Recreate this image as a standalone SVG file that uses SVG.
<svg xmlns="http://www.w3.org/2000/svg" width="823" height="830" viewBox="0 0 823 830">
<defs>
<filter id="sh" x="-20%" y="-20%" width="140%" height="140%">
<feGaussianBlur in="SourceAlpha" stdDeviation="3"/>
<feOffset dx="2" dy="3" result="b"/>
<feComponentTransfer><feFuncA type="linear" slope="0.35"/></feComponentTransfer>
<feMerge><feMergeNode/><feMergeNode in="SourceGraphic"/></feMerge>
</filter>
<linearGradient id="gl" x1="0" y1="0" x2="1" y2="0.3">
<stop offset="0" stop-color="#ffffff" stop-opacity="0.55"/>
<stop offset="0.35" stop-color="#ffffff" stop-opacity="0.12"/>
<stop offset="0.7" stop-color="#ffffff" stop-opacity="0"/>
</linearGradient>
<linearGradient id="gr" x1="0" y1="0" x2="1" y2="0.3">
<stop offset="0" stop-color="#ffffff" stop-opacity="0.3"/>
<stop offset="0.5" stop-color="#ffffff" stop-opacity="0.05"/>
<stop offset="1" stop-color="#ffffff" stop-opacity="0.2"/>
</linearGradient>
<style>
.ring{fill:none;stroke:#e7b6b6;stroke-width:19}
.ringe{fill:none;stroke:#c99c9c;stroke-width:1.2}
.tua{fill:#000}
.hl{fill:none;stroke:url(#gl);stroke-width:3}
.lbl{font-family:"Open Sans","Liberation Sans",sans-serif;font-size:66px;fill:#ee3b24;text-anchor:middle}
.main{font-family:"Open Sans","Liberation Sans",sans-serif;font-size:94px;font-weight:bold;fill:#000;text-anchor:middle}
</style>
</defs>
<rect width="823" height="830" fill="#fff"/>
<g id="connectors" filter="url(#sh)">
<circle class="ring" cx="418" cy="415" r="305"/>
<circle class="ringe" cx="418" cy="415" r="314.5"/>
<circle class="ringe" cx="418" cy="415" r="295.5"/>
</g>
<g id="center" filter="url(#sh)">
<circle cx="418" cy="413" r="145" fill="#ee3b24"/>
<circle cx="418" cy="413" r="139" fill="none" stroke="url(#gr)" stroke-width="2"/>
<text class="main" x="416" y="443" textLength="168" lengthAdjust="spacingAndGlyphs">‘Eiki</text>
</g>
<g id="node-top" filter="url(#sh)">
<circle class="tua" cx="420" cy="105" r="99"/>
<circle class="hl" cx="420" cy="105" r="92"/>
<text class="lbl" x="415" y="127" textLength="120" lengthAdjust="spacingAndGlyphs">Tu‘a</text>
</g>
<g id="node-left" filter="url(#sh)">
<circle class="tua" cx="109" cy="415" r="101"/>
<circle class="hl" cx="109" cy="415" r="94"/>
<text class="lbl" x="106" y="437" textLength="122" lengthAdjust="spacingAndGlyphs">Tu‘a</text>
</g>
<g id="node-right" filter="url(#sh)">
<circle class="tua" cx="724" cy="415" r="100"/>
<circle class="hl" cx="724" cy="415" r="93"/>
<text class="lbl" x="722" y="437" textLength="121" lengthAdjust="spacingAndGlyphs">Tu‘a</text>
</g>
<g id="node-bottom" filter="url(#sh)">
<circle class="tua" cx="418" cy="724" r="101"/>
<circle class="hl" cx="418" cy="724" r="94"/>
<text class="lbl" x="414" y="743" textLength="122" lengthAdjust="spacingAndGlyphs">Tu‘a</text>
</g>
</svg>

• Goal of the exercise
Nothing should be changed: write out all of the data as is.

• Completed exercise
Recreate this image as a standalone SVG file that uses SVG.
<svg xmlns="http://www.w3.org/2000/svg" width="823" height="830" viewBox="0 0 823 830">
<defs>
<filter id="sh" x="-20%" y="-20%" width="140%" height="140%">
<feGaussianBlur in="SourceAlpha" stdDeviation="3"/>
<feOffset dx="2" dy="3" result="b"/>
<feComponentTransfer><feFuncA type="linear" slope="0.35"/></feComponentTransfer>
<feMerge><feMergeNode/><feMergeNode in="SourceGraphic"/></feMerge>
</filter>
<linearGradient id="gl" x1="0" y1="0" x2="1" y2="0.3">
<stop offset="0" stop-color="#ffffff" stop-opacity="0.55"/>
<stop offset="0.35" stop-color="#ffffff" stop-opacity="0.12"/>
<stop offset="0.7" stop-color="#ffffff" stop-opacity="0"/>
</linearGradient>
<linearGradient id="gr" x1="0" y1="0" x2="1" y2="0.3">
<stop offset="0" stop-color="#ffffff" stop-opacity="0.3"/>
<stop offset="0.5" stop-color="#ffffff" stop-opacity="0.05"/>
<stop offset="1" stop-color="#ffffff" stop-opacity="0.2"/>
</linearGradient>
<style>
.ring{fill:none;stroke:#e7b6b6;stroke-width:19}
.ringe{fill:none;stroke:#c99c9c;stroke-width:1.2}
.tua{fill:#000}
.hl{fill:none;stroke:url(#gl);stroke-width:3}
.lbl{font-family:"Open Sans","Liberation Sans",sans-serif;font-size:66px;fill:#ee3b24;text-anchor:middle}
.main{font-family:"Open Sans","Liberation Sans",sans-serif;font-size:94px;font-weight:bold;fill:#000;text-anchor:middle}
</style>
</defs>
<rect width="823" height="830" fill="#fff"/>
<g id="connectors" filter="url(#sh)">
<circle class="ring" cx="418" cy="415" r="305"/>
<circle class="ringe" cx="418" cy="415" r="314.5"/>
<circle class="ringe" cx="418" cy="415" r="295.5"/>
</g>
<g id="center" filter="url(#sh)">
<circle cx="418" cy="413" r="145" fill="#ee3b24"/>
<circle cx="418" cy="413" r="139" fill="none" stroke="url(#gr)" stroke-width="2"/>
<text class="main" x="416" y="443" textLength="168" lengthAdjust="spacingAndGlyphs">‘Eiki</text>
</g>
<g id="node-top" filter="url(#sh)">
<circle class="tua" cx="420" cy="105" r="99"/>
<circle class="hl" cx="420" cy="105" r="92"/>
<text class="lbl" x="415" y="127" textLength="120" lengthAdjust="spacingAndGlyphs">Tu‘a</text>
</g>
<g id="node-left" filter="url(#sh)">
<circle class="tua" cx="109" cy="415" r="101"/>
<circle class="hl" cx="109" cy="415" r="94"/>
<text class="lbl" x="106" y="437" textLength="122" lengthAdjust="spacingAndGlyphs">Tu‘a</text>
</g>
<g id="node-right" filter="url(#sh)">
<circle class="tua" cx="724" cy="415" r="100"/>
<circle class="hl" cx="724" cy="415" r="93"/>
<text class="lbl" x="722" y="437" textLength="121" lengthAdjust="spacingAndGlyphs">Tu‘a</text>
</g>
<g id="node-bottom" filter="url(#sh)">
<circle class="tua" cx="418" cy="724" r="101"/>
<circle class="hl" cx="418" cy="724" r="94"/>
<text class="lbl" x="414" y="743" textLength="122" lengthAdjust="spacingAndGlyphs">Tu‘a</text>
</g>
</svg>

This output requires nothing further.